§ **Data**:
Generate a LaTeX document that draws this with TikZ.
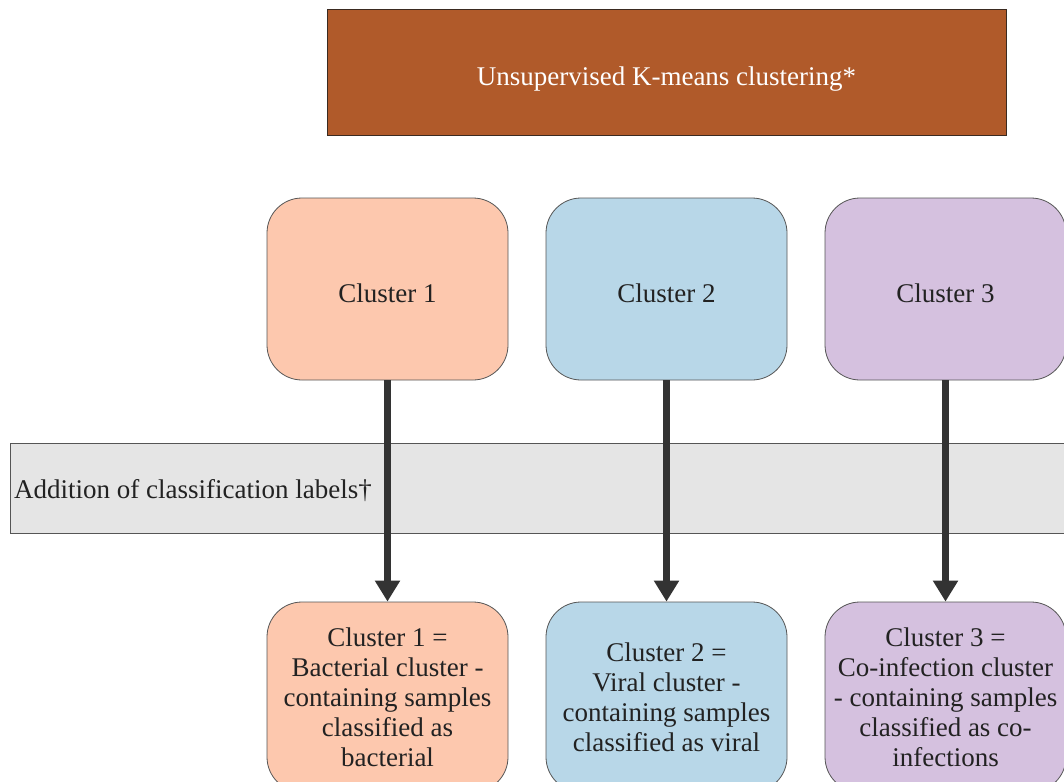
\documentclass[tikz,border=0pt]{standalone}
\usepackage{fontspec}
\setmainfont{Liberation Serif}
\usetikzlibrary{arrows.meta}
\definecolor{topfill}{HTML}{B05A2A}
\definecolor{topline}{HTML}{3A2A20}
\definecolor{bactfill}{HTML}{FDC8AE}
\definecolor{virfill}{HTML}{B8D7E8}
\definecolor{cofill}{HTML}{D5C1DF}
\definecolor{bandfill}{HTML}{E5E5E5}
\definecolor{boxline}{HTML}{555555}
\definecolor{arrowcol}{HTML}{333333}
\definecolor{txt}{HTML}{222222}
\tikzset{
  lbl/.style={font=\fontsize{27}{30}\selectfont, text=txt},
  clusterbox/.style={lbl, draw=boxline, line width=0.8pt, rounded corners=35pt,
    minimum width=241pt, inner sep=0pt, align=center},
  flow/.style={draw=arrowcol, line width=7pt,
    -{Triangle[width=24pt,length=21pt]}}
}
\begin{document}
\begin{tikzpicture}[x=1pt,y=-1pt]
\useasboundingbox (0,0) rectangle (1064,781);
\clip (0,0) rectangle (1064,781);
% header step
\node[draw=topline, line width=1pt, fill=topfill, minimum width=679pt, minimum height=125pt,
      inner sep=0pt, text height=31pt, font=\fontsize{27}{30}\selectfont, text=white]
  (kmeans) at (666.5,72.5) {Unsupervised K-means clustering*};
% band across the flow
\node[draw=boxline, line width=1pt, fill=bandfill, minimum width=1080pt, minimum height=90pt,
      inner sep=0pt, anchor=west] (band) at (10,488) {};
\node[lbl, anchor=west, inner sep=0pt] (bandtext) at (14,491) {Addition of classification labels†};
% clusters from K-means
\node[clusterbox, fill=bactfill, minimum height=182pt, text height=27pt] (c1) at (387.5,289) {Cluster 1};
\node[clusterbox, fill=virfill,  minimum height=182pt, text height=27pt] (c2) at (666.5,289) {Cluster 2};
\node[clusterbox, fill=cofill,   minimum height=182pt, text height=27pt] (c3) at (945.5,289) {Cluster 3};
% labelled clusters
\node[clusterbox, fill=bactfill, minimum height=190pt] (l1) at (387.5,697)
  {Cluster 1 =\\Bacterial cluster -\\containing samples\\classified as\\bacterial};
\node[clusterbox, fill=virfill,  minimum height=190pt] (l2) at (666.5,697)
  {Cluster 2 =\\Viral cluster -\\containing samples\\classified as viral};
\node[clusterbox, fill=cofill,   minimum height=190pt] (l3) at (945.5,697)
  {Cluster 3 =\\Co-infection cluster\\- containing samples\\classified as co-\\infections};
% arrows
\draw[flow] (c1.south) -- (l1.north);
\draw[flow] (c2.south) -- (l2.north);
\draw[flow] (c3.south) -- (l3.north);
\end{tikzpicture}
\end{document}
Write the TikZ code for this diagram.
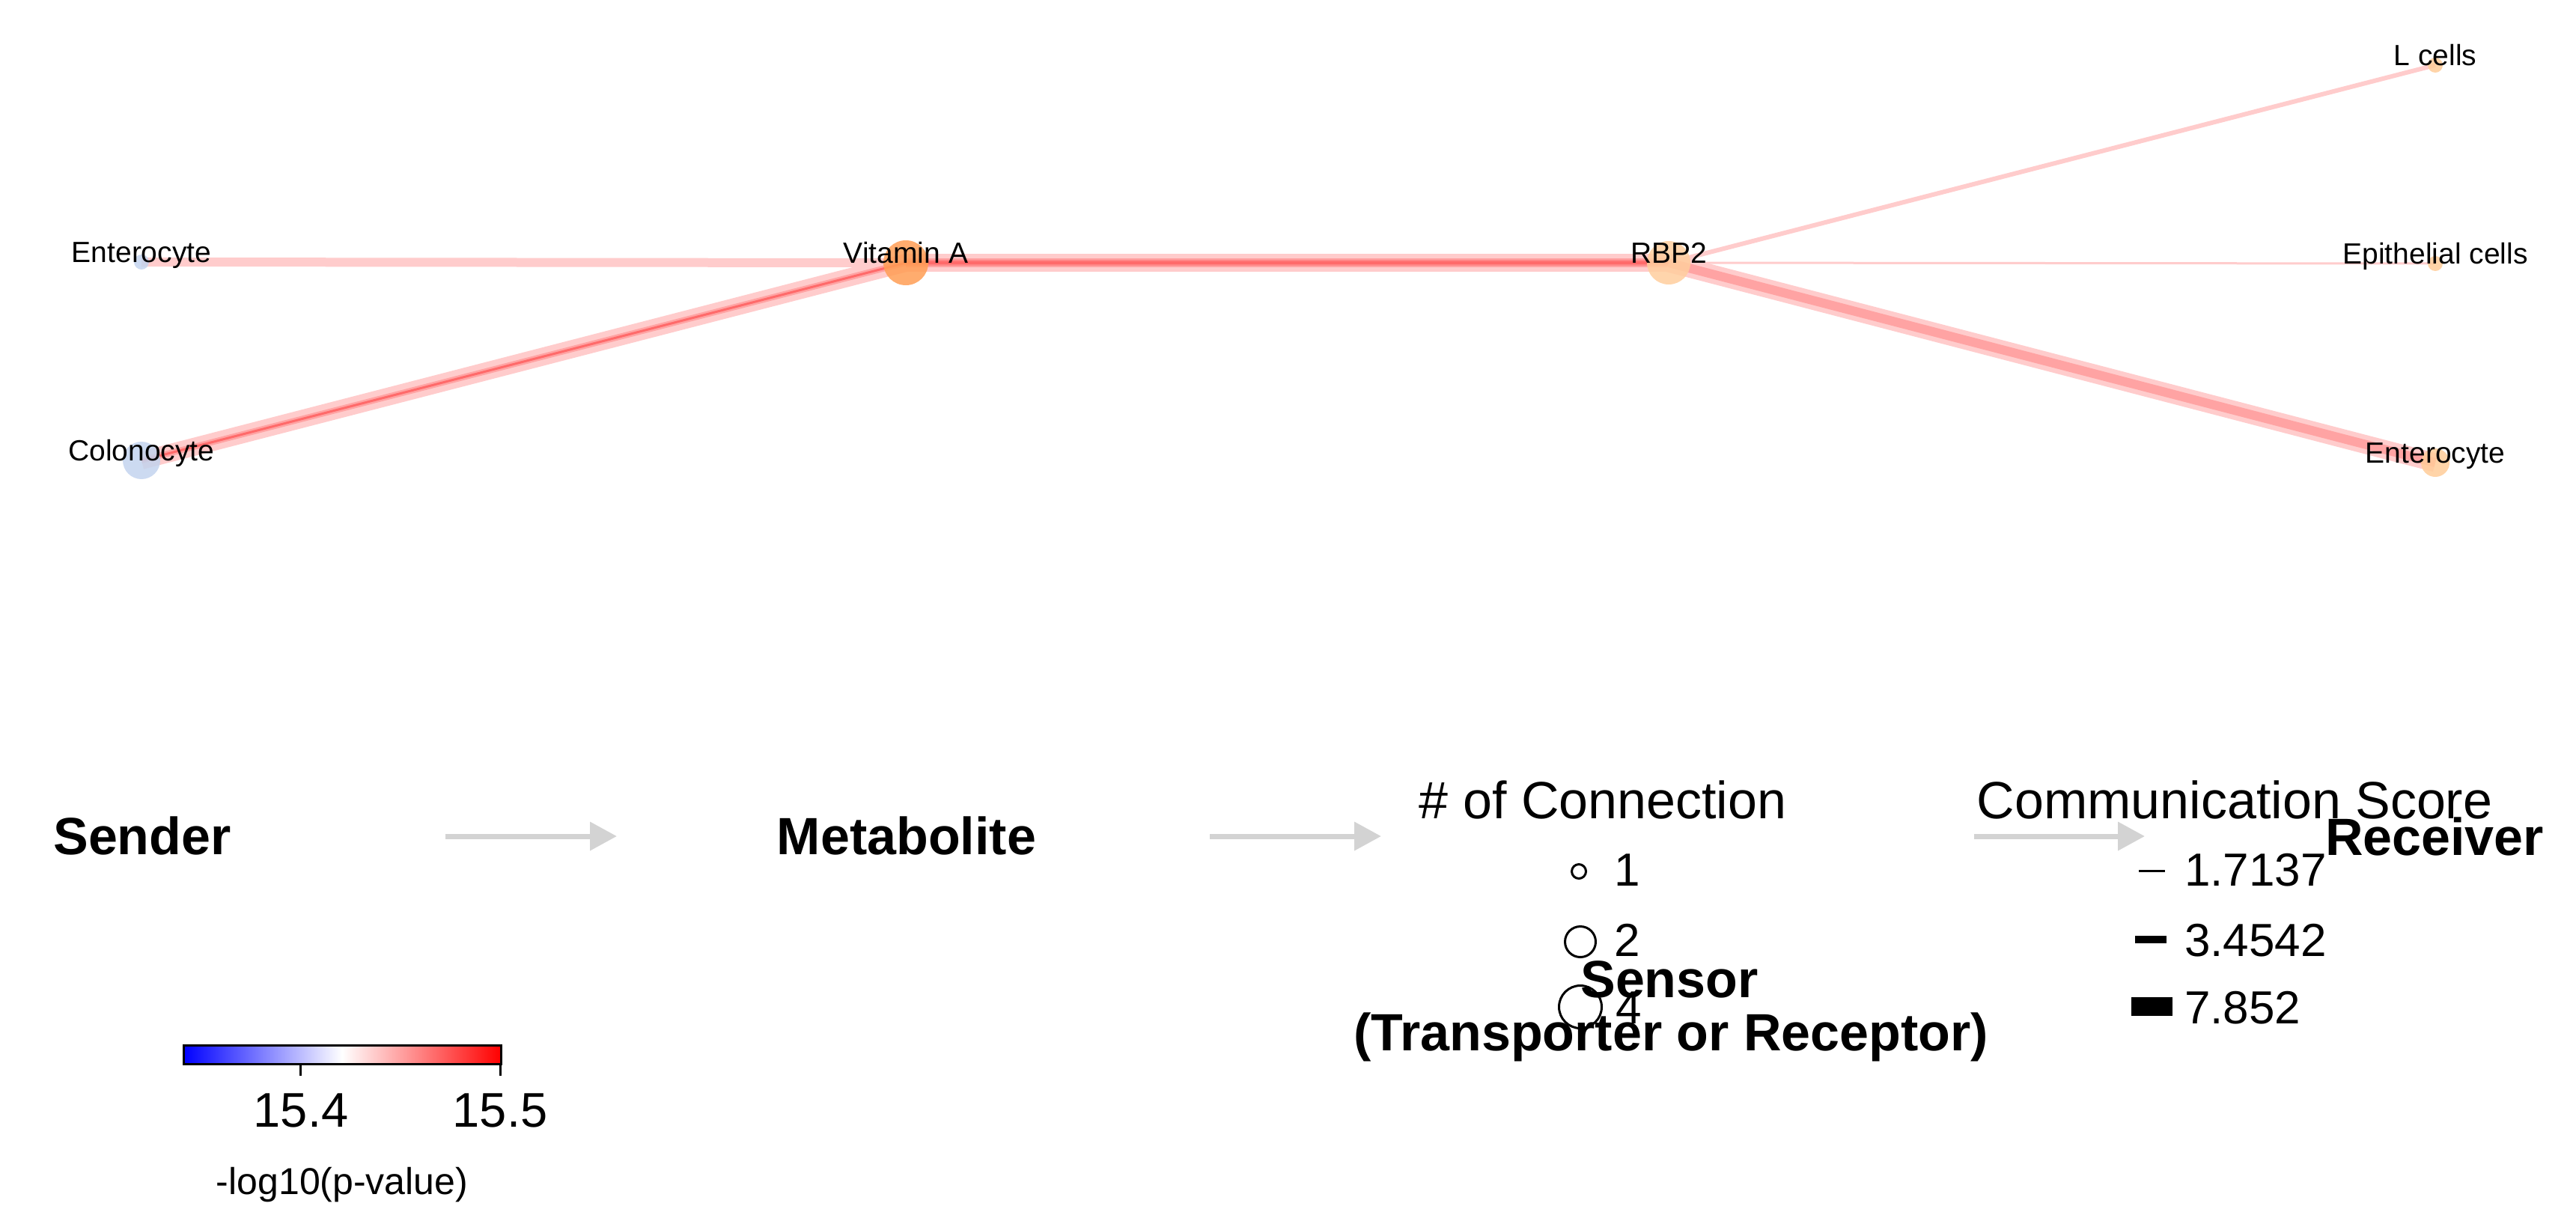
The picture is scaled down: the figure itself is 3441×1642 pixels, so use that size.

§ **Your instructions**: Print all of the entries word for word. Omit the pictures they contain.

§ **Output for this task**:
Generate a LaTeX document that draws this with TikZ.
\documentclass[tikz,border=0pt]{standalone}
\usepackage{fontspec}
\setmainfont{Liberation Serif}
\usetikzlibrary{arrows.meta}
\definecolor{topfill}{HTML}{B05A2A}
\definecolor{topline}{HTML}{3A2A20}
\definecolor{bactfill}{HTML}{FDC8AE}
\definecolor{virfill}{HTML}{B8D7E8}
\definecolor{cofill}{HTML}{D5C1DF}
\definecolor{bandfill}{HTML}{E5E5E5}
\definecolor{boxline}{HTML}{555555}
\definecolor{arrowcol}{HTML}{333333}
\definecolor{txt}{HTML}{222222}
\tikzset{
  lbl/.style={font=\fontsize{27}{30}\selectfont, text=txt},
  clusterbox/.style={lbl, draw=boxline, line width=0.8pt, rounded corners=35pt,
    minimum width=241pt, inner sep=0pt, align=center},
  flow/.style={draw=arrowcol, line width=7pt,
    -{Triangle[width=24pt,length=21pt]}}
}
\begin{document}
\begin{tikzpicture}[x=1pt,y=-1pt]
\useasboundingbox (0,0) rectangle (1064,781);
\clip (0,0) rectangle (1064,781);
% header step
\node[draw=topline, line width=1pt, fill=topfill, minimum width=679pt, minimum height=125pt,
      inner sep=0pt, text height=31pt, font=\fontsize{27}{30}\selectfont, text=white]
  (kmeans) at (666.5,72.5) {Unsupervised K-means clustering*};
% band across the flow
\node[draw=boxline, line width=1pt, fill=bandfill, minimum width=1080pt, minimum height=90pt,
      inner sep=0pt, anchor=west] (band) at (10,488) {};
\node[lbl, anchor=west, inner sep=0pt] (bandtext) at (14,491) {Addition of classification labels†};
% clusters from K-means
\node[clusterbox, fill=bactfill, minimum height=182pt, text height=27pt] (c1) at (387.5,289) {Cluster 1};
\node[clusterbox, fill=virfill,  minimum height=182pt, text height=27pt] (c2) at (666.5,289) {Cluster 2};
\node[clusterbox, fill=cofill,   minimum height=182pt, text height=27pt] (c3) at (945.5,289) {Cluster 3};
% labelled clusters
\node[clusterbox, fill=bactfill, minimum height=190pt] (l1) at (387.5,697)
  {Cluster 1 =\\Bacterial cluster -\\containing samples\\classified as\\bacterial};
\node[clusterbox, fill=virfill,  minimum height=190pt] (l2) at (666.5,697)
  {Cluster 2 =\\Viral cluster -\\containing samples\\classified as viral};
\node[clusterbox, fill=cofill,   minimum height=190pt] (l3) at (945.5,697)
  {Cluster 3 =\\Co-infection cluster\\- containing samples\\classified as co-\\infections};
% arrows
\draw[flow] (c1.south) -- (l1.north);
\draw[flow] (c2.south) -- (l2.north);
\draw[flow] (c3.south) -- (l3.north);
\end{tikzpicture}
\end{document}
Write the TikZ code for this diagram.
The picture is scaled down: the figure itself is 3441×1642 pixels, so use that size.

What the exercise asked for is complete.